Have a wide variety of feature inputs (beyond numbers and classes) that would benefit from the additional automated feature engineering that AutoML Tables provides.
Model transparency and Cloud Logging
You can view the structure of your AutoML Tables model using Cloud Logging. In Logging, you can see the final model hyperparameters as well as the hyperparameters and objective values used during model validation.
For more information, see Logging.
We know that you need to be able to explain how your data relates to the final model, and to the predictions it makes. We provide you with two primary ways to gain insight into your model and how it operates:
Feature importance, sometimes called feature attributions, enables you to see which features contributed the most to model training (model feature importance) and individual predictions (local feature importance).
Model feature importance
Model feature importance helps you ensure that the features that informed model training make sense for your data and business problem. All of the features with a high feature importance value should represent a valid signal for prediction, and be able to be consistently included in your prediction requests.
Model feature importance is calculated using permutation importance. For help with using model feature importance, see Evaluating models.
Local feature importance
Local feature importance gives you visibility into how the features in a specific prediction request informed the resulting prediction.
To arrive at each local feature importance value, first the baseline prediction score is calculated. Baseline values are computed from the training data, using the median value for numeric features and the mode for categorical features. The prediction generated from the baseline values is the baseline prediction score.

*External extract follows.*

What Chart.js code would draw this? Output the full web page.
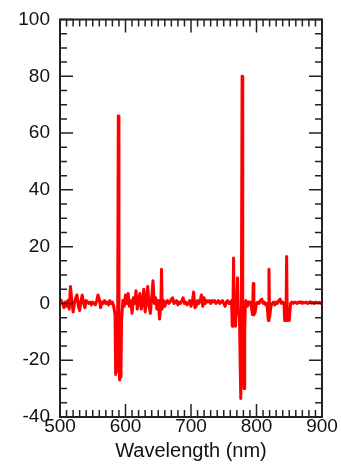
<!DOCTYPE html>
<html>
<head>
<meta charset="utf-8">
<script src="https://cdn.jsdelivr.net/npm/chart.js@4/dist/chart.umd.min.js"></script>
<style>
html,body{margin:0;padding:0;background:#fff;}
#c{display:block;}
</style>
</head>
<body>
<canvas id="c" width="341" height="465"></canvas>
<script>
// Wavelength (nm)
const wavelengths = [
500,502,504,506,508,510,512,514,516,518,520,522,524,526,528,530,532,534,536,538,
540,542,544,546,548,550,552,554,556,558,560,562,564,566,568,570,572,574,576,578,
580,582,584,585,586,587,588,589,590,591,592,593,594,596,598,
600,602,604,606,608,610,612,614,616,618,620,622,624,626,628,630,632,634,636,638,
640,642,644,646,648,650,652,654,655,656,658,660,662,664,666,668,670,672,674,676,678,
680,682,684,686,688,690,692,694,696,698,700,702,704,706,708,710,712,714,716,718,
720,722,724,726,728,730,732,734,736,738,740,742,744,746,748,750,752,754,756,758,
760,762,763,764,765,766,768,770,771,772,774,775,776,777,778,779,780,781,782,783,784,
786,788,790,792,794,795,796,798,800,802,804,806,808,810,812,814,816,818,819,820,822,824,
826,828,830,832,834,836,838,840,842,843,844,845,846,847,849,850,852,854,856,858,
860,862,864,866,868,870,872,874,876,878,880,882,884,886,888,890,892,894,896,898,900
];
// Signal values
const signal = [
1.5,1,0,-1.5,0.5,-1,1,-2,6,1,-3,0,2,3,-1,-2.5,1,3,0,-1.5,
1,0.5,0,0.5,-0.5,0.5,0,-0.5,1,3,1.5,-1.5,0.5,0,1,0,0.5,-0.5,1,0,
0.5,-1,-4,-25,-10,-24,-8,66,-15,-27,-20,-26,-6,1,-1,
3,0,3.5,-1,1,-3.5,2,0,4.5,-2,1,3.5,-2,0,5,-3,1,6,-1,-3.5,
2,8,0,2,-2,1,-5.5,0,12,-2,1,-1,0.5,1,0,0.5,1.5,2,0,0.5,1,
-0.5,0.5,0,1,2,0,0.5,-0.5,0,1,-1,0.5,4,-1.5,-1,1,0,1,3,-1,
2,0,1,0.5,1,0,1,0.5,1,0,0.5,1,0,0.5,1,0,-1,0.5,1,0,
0,1,-8,-2,16,-7,-8,2,9,-2,-5,-20,-33.5,5,80,-10,-25,-30,-10,0,1,
-1,0.5,0.5,-1,-4,7,-4,-3,0,0.5,0,1,1.5,0,0.5,-0.5,0,-6,12,-5,-1,0,
0.5,-0.5,0.5,0,1,1.5,0,0.5,0,-6,-5,-6,16.5,-6,-5,-6,0,0.5,0,0.5,
0.3,0,0.5,0.2,0.6,0,0.4,0.2,0.5,0,0.3,0.6,0.2,0.4,0,0.5,0.3,0.2,0.4,0.1,0.3
];
const xTicks = [500,600,700,800,900];
const yTicks = [-40,-20,0,20,40,60,80,100];

const points = wavelengths.map((w,i)=>({x:w,y:signal[i]}));

const frameTicks = {
  id:'frameTicks',
  afterDatasetsDraw(chart){
    const {ctx, chartArea:a, scales:{x,y}} = chart;
    ctx.save();
    ctx.strokeStyle = '#222';
    ctx.lineWidth = 1.5;
    ctx.beginPath();
    for(let v=500; v<=900; v+=10){
      const px = x.getPixelForValue(v);
      const len = (v%100===0)?13:7;
      ctx.moveTo(px,a.bottom); ctx.lineTo(px,a.bottom-len);
      ctx.moveTo(px,a.top); ctx.lineTo(px,a.top+len);
    }
    for(let v=-40; v<=100; v+=5){
      const py = y.getPixelForValue(v);
      const len = (v%20===0)?13:7;
      ctx.moveTo(a.left,py); ctx.lineTo(a.left+len,py);
      ctx.moveTo(a.right,py); ctx.lineTo(a.right-len,py);
    }
    ctx.stroke();
    ctx.lineWidth = 2;
    ctx.strokeRect(a.left, a.top, a.right-a.left, a.bottom-a.top);
    ctx.restore();
  }
};

new Chart(document.getElementById('c'), {
  type:'line',
  data:{datasets:[{
    data:points,
    borderColor:'#ff0000',
    borderWidth:3,
    borderJoinStyle:'round',
    borderCapStyle:'round',
    pointRadius:0,
    tension:0,
    fill:false
  }]},
  options:{
    responsive:false,
    animation:false,
    events:[],
    layout:{padding:{top:15,right:19,left:0,bottom:0}},
    plugins:{legend:{display:false},tooltip:{enabled:false}},
    scales:{
      x:{
        type:'linear', min:500, max:900,
        afterFit(s){ s.height = 48; },
        afterBuildTicks(s){ s.ticks = xTicks.map(v=>({value:v})); },
        grid:{display:false, drawTicks:false},
        border:{display:false},
        ticks:{color:'#111', font:{family:'Liberation Sans, Arial, sans-serif', size:19, lineHeight:1}, padding:0, maxRotation:0, autoSkip:false},
        title:{display:true, text:'Wavelength (nm)', color:'#111', font:{family:'Liberation Sans, Arial, sans-serif', size:20, lineHeight:1.2}, padding:{top:0,bottom:2}}
      },
      y:{
        type:'linear', min:-40, max:100,
        afterFit(s){ s.width = 60; },
        afterBuildTicks(s){ s.ticks = yTicks.map(v=>({value:v})); },
        grid:{display:false, drawTicks:false},
        border:{display:false},
        ticks:{color:'#111', font:{family:'Liberation Sans, Arial, sans-serif', size:19, lineHeight:1}, padding:10, autoSkip:false}
      }
    }
  },
  plugins:[frameTicks]
});
</script>
</body>
</html>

For classification models, the local feature importance tells you how much each feature added to or subtracted from the probability assigned to the class with the highest score, as compared with the baseline prediction score.

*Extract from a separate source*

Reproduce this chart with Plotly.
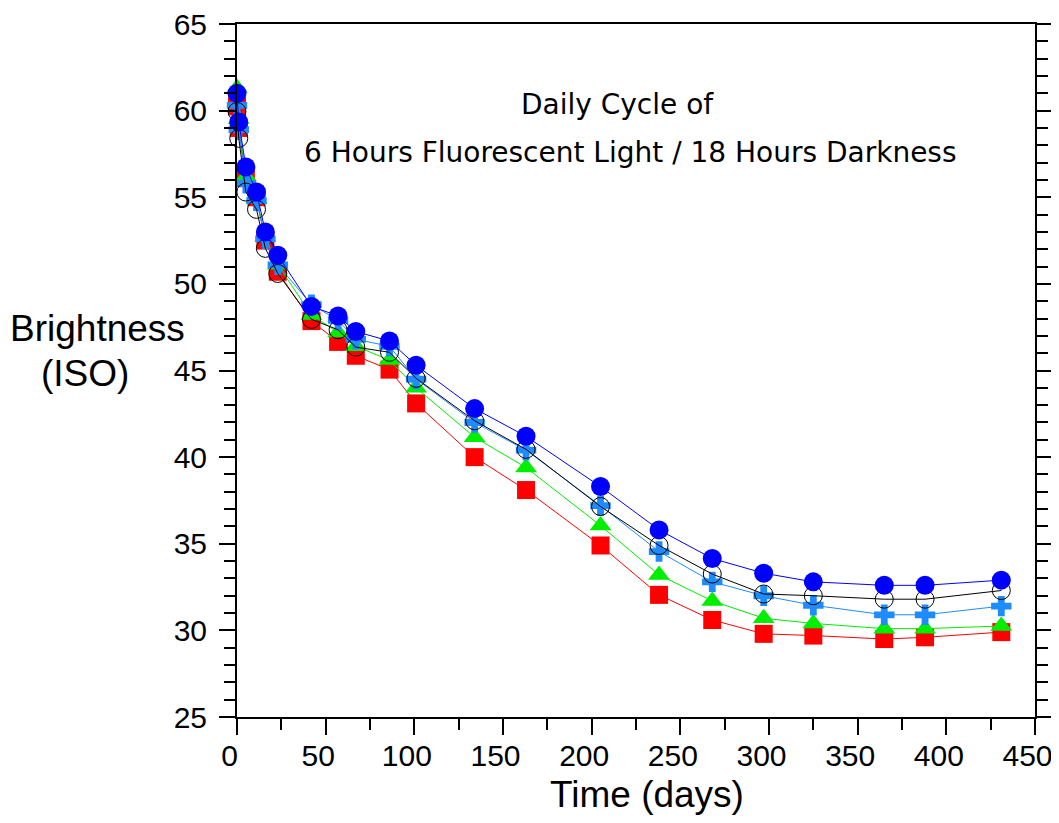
import plotly.graph_objects as go

days = [0, 1, 5, 11, 16, 23, 42, 57, 67, 86, 101, 134, 163, 205, 238, 268, 297, 325, 365, 388, 431]

red_sq = [60.25, 59.0, 56.1, 55.0, 52.5, 50.7, 47.85, 46.65, 45.85, 45.05, 43.1, 40.0, 38.1, 34.9, 32.05, 30.6, 29.8, 29.7, 29.5, 29.6, 29.9]
green_tri = [61.3, 59.5, 56.2, 54.9, 52.7, 51.1, 48.2, 47.2, 46.4, 45.6, 44.0, 41.15, 39.4, 36.05, 33.2, 31.7, 30.7, 30.4, 30.1, 30.1, 30.25]
lblue_plus = [60.3, 58.9, 55.8, 54.8, 52.6, 51.1, 48.8, 47.9, 46.8, 46.4, 44.5, 42.0, 40.4, 37.2, 34.55, 32.8, 32.0, 31.45, 30.9, 30.9, 31.4]
black_open = [59.95, 58.4, 55.3, 54.3, 52.05, 50.6, 47.95, 47.35, 46.35, 46.05, 44.55, 42.1, 40.45, 37.15, 34.9, 33.25, 32.1, 32.0, 31.8, 31.8, 32.3]
blue_dot = [61.0, 59.35, 56.75, 55.3, 53.0, 51.65, 48.7, 48.15, 47.25, 46.7, 45.3, 42.8, 41.2, 38.3, 35.8, 34.15, 33.3, 32.8, 32.6, 32.6, 32.9]

x_ticks = [0, 50, 100, 150, 200, 250, 300, 350, 400, 450]
y_ticks = [25, 30, 35, 40, 45, 50, 55, 60, 65]

title_lines = ["Daily Cycle of", "6 Hours Fluorescent Light / 18 Hours Darkness"]
x_title = "Time (days)"
y_title_lines = ["Brightness", "(ISO)"]

fig = go.Figure()

series = [
    (red_sq, "#FF0000", "square", 18, None),
    (green_tri, "#00EE00", "triangle-up", 19, None),
    (lblue_plus, "#1E8CFF", "cross", 17, None),
    (black_open, "#000000", "circle-open", 18, 1),
    (blue_dot, "#0000FF", "circle", 19, None),
]
for ys, col, sym, size, lw in series:
    marker = dict(symbol=sym, size=size, color=col)
    if lw is not None:
        marker["line"] = dict(width=lw, color=col)
    else:
        marker["line"] = dict(width=0)
    fig.add_trace(go.Scatter(x=days, y=ys, mode="lines+markers",
                             line=dict(color=col, width=1), marker=marker,
                             showlegend=False, cliponaxis=False))

axis_font = dict(family="Liberation Sans, Arial, sans-serif", size=30, color="black")

# invisible trailing glyph nudges the x tick labels slightly left, as in the reference
pad = '<span style="color:rgba(0,0,0,0)">x</span>'
fig.update_xaxes(range=[0, 450], tickvals=x_ticks, ticktext=[f"{v}{pad}" for v in x_ticks],
                 ticks="outside",
                 ticklen=16, tickwidth=2, tickcolor="black", showline=True, linewidth=2,
                 linecolor="black", mirror=True, showgrid=False, zeroline=False,
                 tickfont=axis_font, ticklabelstandoff=-5, automargin=False,
                 ticklabeloverflow="allow",
                 minor=dict(tickvals=list(range(25, 451, 50)), ticks="outside", ticklen=11,
                            tickwidth=2, tickcolor="black", showgrid=False))
fig.update_yaxes(range=[25, 65], tickvals=y_ticks, ticks="outside",
                 ticklen=16, tickwidth=2, tickcolor="black", showline=True, linewidth=2,
                 linecolor="black", mirror="ticks", showgrid=False, zeroline=False,
                 tickfont=axis_font, ticklabelstandoff=6, automargin=False,
                 ticklabeloverflow="allow",
                 minor=dict(dtick=1, ticks="outside", ticklen=11, tickwidth=2,
                            tickcolor="black", showgrid=False))

# page body has an 8px margin; positions below are in window pixels
OFF = 8
W, H = 1051, 807
L = 237 - OFF
T = 24 - OFF
R = W - (1035 - OFF)
B = H - (717 - OFF)
pw, ph = W - L - R, H - T - B

def px(x):
    return (x - OFF - L) / pw

def py(y):
    return (H - B - (y - OFF)) / ph

ann_font = dict(family="DejaVu Sans, Verdana, sans-serif", size=28, color="black")
title_font = dict(family="Liberation Sans, Arial, sans-serif", size=37, color="black")

anns = [
    dict(text=title_lines[0], x=px(617), y=py(104), font=ann_font),
    dict(text=title_lines[1], x=px(630), y=py(152), font=ann_font),
    dict(text=x_title, x=px(647), y=py(794), font=title_font),
    dict(text=y_title_lines[0], x=px(97), y=py(328), font=title_font),
    dict(text=y_title_lines[1], x=px(85), y=py(373), font=title_font),
]
for a in anns:
    fig.add_annotation(xref="paper", yref="paper", showarrow=False,
                       xanchor="center", yanchor="middle", **a)

fig.update_layout(width=W, height=H, margin=dict(l=L, r=R, t=T, b=B, autoexpand=False),
                  plot_bgcolor="white", paper_bgcolor="white")

fig.write_html("out.html")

For regression models, the local feature importance for a prediction tells you how much each feature added to or subtracted from the result as compared with the baseline prediction score.
AutoML Tables computes local feature importance using the Sampled Shapley method. For more information about model explainability, see Introduction to AI Explanations.

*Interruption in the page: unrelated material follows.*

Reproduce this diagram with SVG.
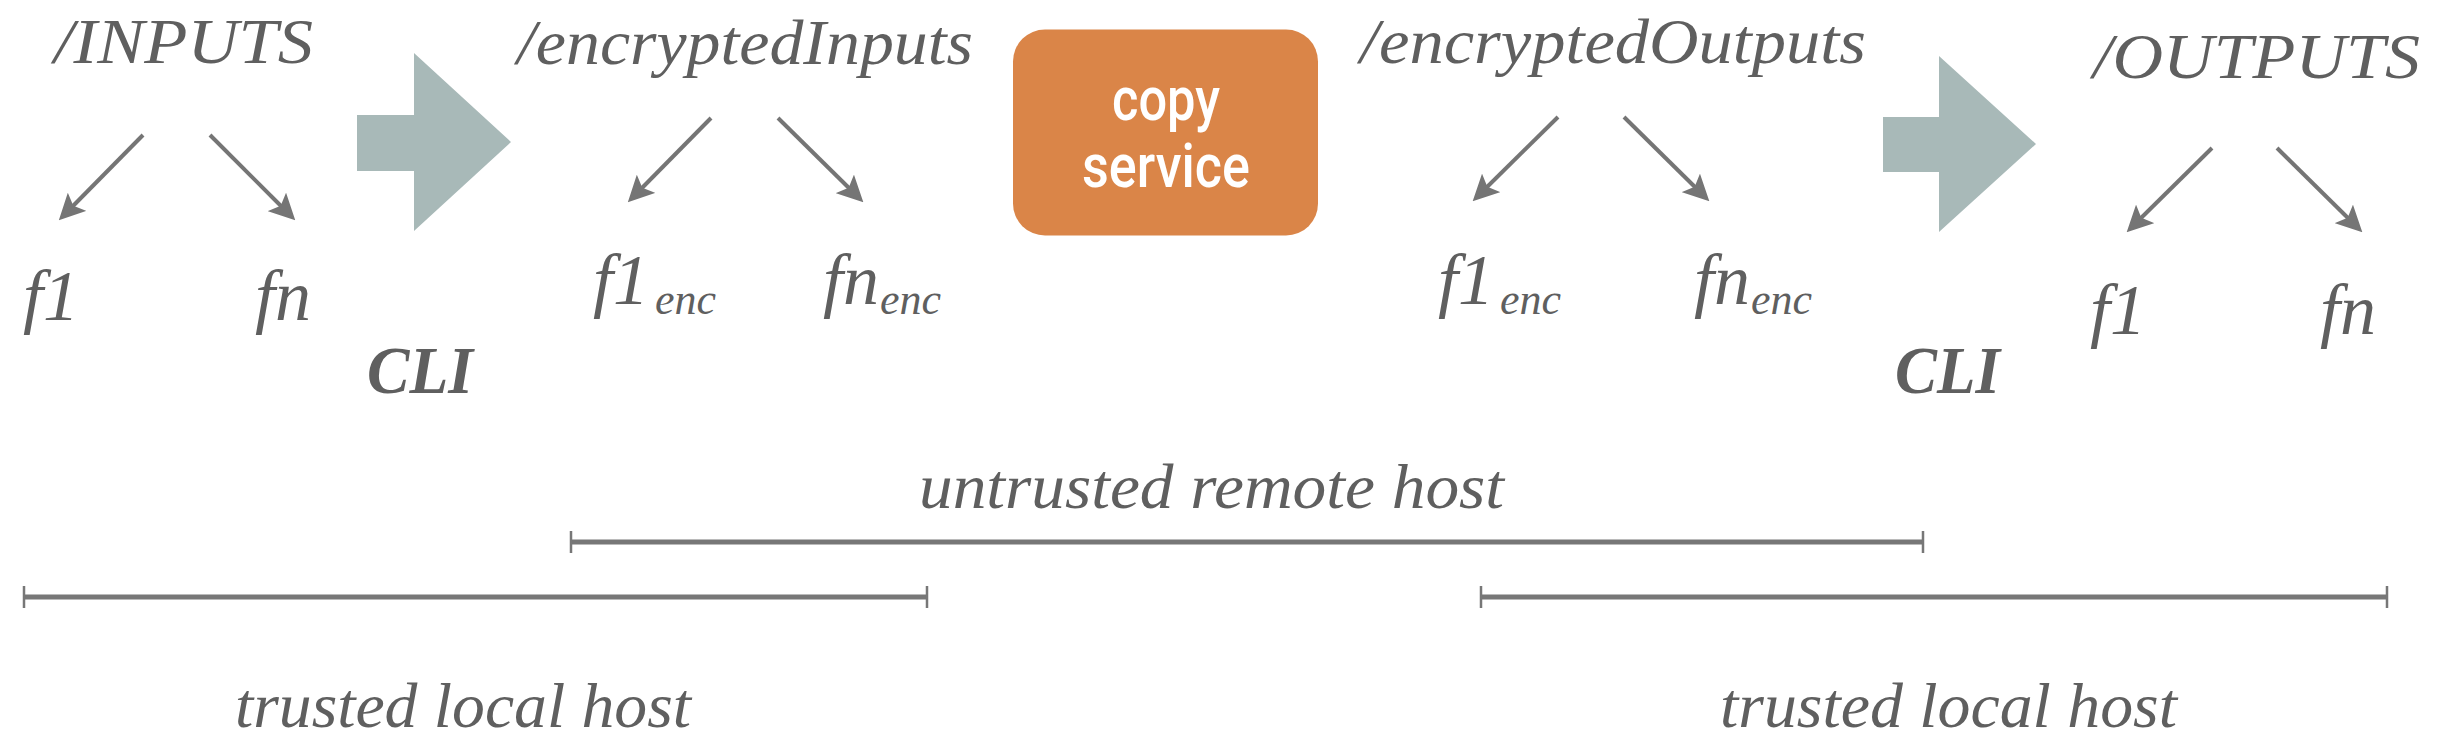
<svg xmlns="http://www.w3.org/2000/svg" width="2452" height="748" viewBox="0 0 2452 748">
  <style>
    .it { font-family: "Liberation Serif", "Times New Roman", serif; font-style: italic; fill: #5f5f5f; }
    .dir { font-size: 64px; }
    .file { font-size: 72px; }
    .sub { font-size: 44px; }
    .cli { font-family: "Liberation Serif", "Times New Roman", serif; font-style: italic; font-weight: bold; font-size: 68px; fill: #5f5f5f; }
    .host { font-size: 64px; }
    .svc { font-family: Roboto, "Liberation Sans", sans-serif; font-weight: 500; font-size: 61px; fill: #ffffff; }
    .edge { stroke: #757575; stroke-width: 4; fill: none; marker-end: url(#ah); }
    .block { fill: #a8b9b8; }
    .bar { stroke: #777777; stroke-width: 5; fill: none; }
    .tick { stroke: #777777; stroke-width: 2.5; fill: none; }
  </style>
  <defs>
    <marker id="ah" viewBox="0 0 12 12" refX="4" refY="6" markerWidth="6.5" markerHeight="6.5" orient="auto" markerUnits="strokeWidth">
      <path d="M0,0 L12,6 L0,12 L2.5,6 z" fill="#757575"/>
    </marker>
  </defs>

  <rect width="2452" height="748" fill="#ffffff"/>

  <!-- Nodes -->
  <g id="inputs">
    <text class="it dir" x="54" y="63" textLength="259" lengthAdjust="spacingAndGlyphs">/INPUTS</text>
    <text class="it file" x="23" y="320">f1</text>
    <text class="it file" x="255" y="320">fn</text>
  </g>

  <g id="cli-encrypt">
    <polygon class="block" points="357,115 414,115 414,53 511,142 414,231 414,171 357,171"/>
    <text class="cli" x="367" y="393" textLength="106" lengthAdjust="spacingAndGlyphs">CLI</text>
  </g>

  <g id="encrypted-inputs">
    <text class="it dir" x="517" y="64" textLength="456" lengthAdjust="spacingAndGlyphs">/encryptedInputs</text>
    <text class="it file" x="593" y="304">f1<tspan class="sub" dx="6" dy="10">enc</tspan></text>
    <text class="it file" x="823" y="304">fn<tspan class="sub" dx="1" dy="10">enc</tspan></text>
  </g>

  <g id="copy-service">
    <rect x="1013" y="29.5" width="305" height="206" rx="32" ry="32" fill="#da8548"/>
    <text class="svc" x="1166" y="120" text-anchor="middle" textLength="108" lengthAdjust="spacingAndGlyphs">copy</text>
    <text class="svc" x="1166" y="187" text-anchor="middle" textLength="168" lengthAdjust="spacingAndGlyphs">service</text>
  </g>

  <g id="encrypted-outputs">
    <text class="it dir" x="1360" y="63" textLength="506" lengthAdjust="spacingAndGlyphs">/encryptedOutputs</text>
    <text class="it file" x="1438" y="304">f1<tspan class="sub" dx="6" dy="10">enc</tspan></text>
    <text class="it file" x="1694" y="304">fn<tspan class="sub" dx="1" dy="10">enc</tspan></text>
  </g>

  <g id="cli-decrypt">
    <polygon class="block" points="1883,117 1939,117 1939,56 2036,144 1939,232 1939,172 1883,172"/>
    <text class="cli" x="1895" y="393" textLength="105" lengthAdjust="spacingAndGlyphs">CLI</text>
  </g>

  <g id="outputs">
    <text class="it dir" x="2093" y="77.5" textLength="327" lengthAdjust="spacingAndGlyphs">/OUTPUTS</text>
    <text class="it file" x="2090" y="334">f1</text>
    <text class="it file" x="2320" y="334">fn</text>
  </g>

  <g id="untrusted-remote-host">
    <text class="it host" x="919" y="508" textLength="585" lengthAdjust="spacingAndGlyphs">untrusted remote host</text>
    <line class="bar" x1="571" y1="542" x2="1923" y2="542"/>
    <line class="tick" x1="571" y1="531" x2="571" y2="553"/>
    <line class="tick" x1="1923" y1="531" x2="1923" y2="553"/>
  </g>

  <g id="trusted-local-host-left">
    <line class="bar" x1="24" y1="597" x2="927" y2="597"/>
    <line class="tick" x1="24" y1="586" x2="24" y2="608"/>
    <line class="tick" x1="927" y1="586" x2="927" y2="608"/>
    <text class="it host" x="235" y="727" textLength="456" lengthAdjust="spacingAndGlyphs">trusted local host</text>
  </g>

  <g id="trusted-local-host-right">
    <line class="bar" x1="1481" y1="597" x2="2387" y2="597"/>
    <line class="tick" x1="1481" y1="586" x2="1481" y2="608"/>
    <line class="tick" x1="2387" y1="586" x2="2387" y2="608"/>
    <text class="it host" x="1720" y="727" textLength="457" lengthAdjust="spacingAndGlyphs">trusted local host</text>
  </g>

  <!-- Connectors -->
  <g id="connectors">
    <line class="edge" x1="143" y1="135" x2="71" y2="208"/>
    <line class="edge" x1="210" y1="135" x2="283" y2="208"/>
    <line class="edge" x1="711" y1="118" x2="640" y2="190"/>
    <line class="edge" x1="778" y1="118" x2="851" y2="190"/>
    <line class="edge" x1="1558" y1="117" x2="1485" y2="189"/>
    <line class="edge" x1="1624" y1="117" x2="1697" y2="189"/>
    <line class="edge" x1="2212" y1="148" x2="2139" y2="220"/>
    <line class="edge" x1="2277" y1="148" x2="2350" y2="220"/>
  </g>
</svg>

For help with using local feature importance, see Getting an online prediction.
Considerations for using local feature importance:
Local feature importance results are available only for models trained on or after 15 November, 2019.
Each local feature importance value shows only how much the feature affected the prediction for that row. To understand the overall behavior of the model, use the model feature importance graph on the Evaluate tab.
Local feature importance values are always relative to the baseline value. Make sure you reference the baseline value when you are evaluating your local feature importance results. The baseline value is available only from the Cloud Console.
The local feature importance values depend entirely on the model and data used to train the model. They can tell only the patterns the model found in the data, and can't detect any fundamental relationships in the data. So, the presence of a high feature importance for a certain feature does not demonstrate a relationship between that feature and the target; it merely shows that the model is using the feature in its predictions.
Feature importance values alone do not tell you if your model is fair, unbiased, or of sound quality. You should carefully evaluate your training dataset, procedure, and evaluation metrics, in addition to feature importance.
Test data export
You can export your test set, along with the predictions your model made. This capability gives you insight into how your model is performing on individual rows of training data. Examining your test set and its results can help you understand what types of predictions your model performs poorly on, and might provide clues into how you can improve your data for a higher-quality model.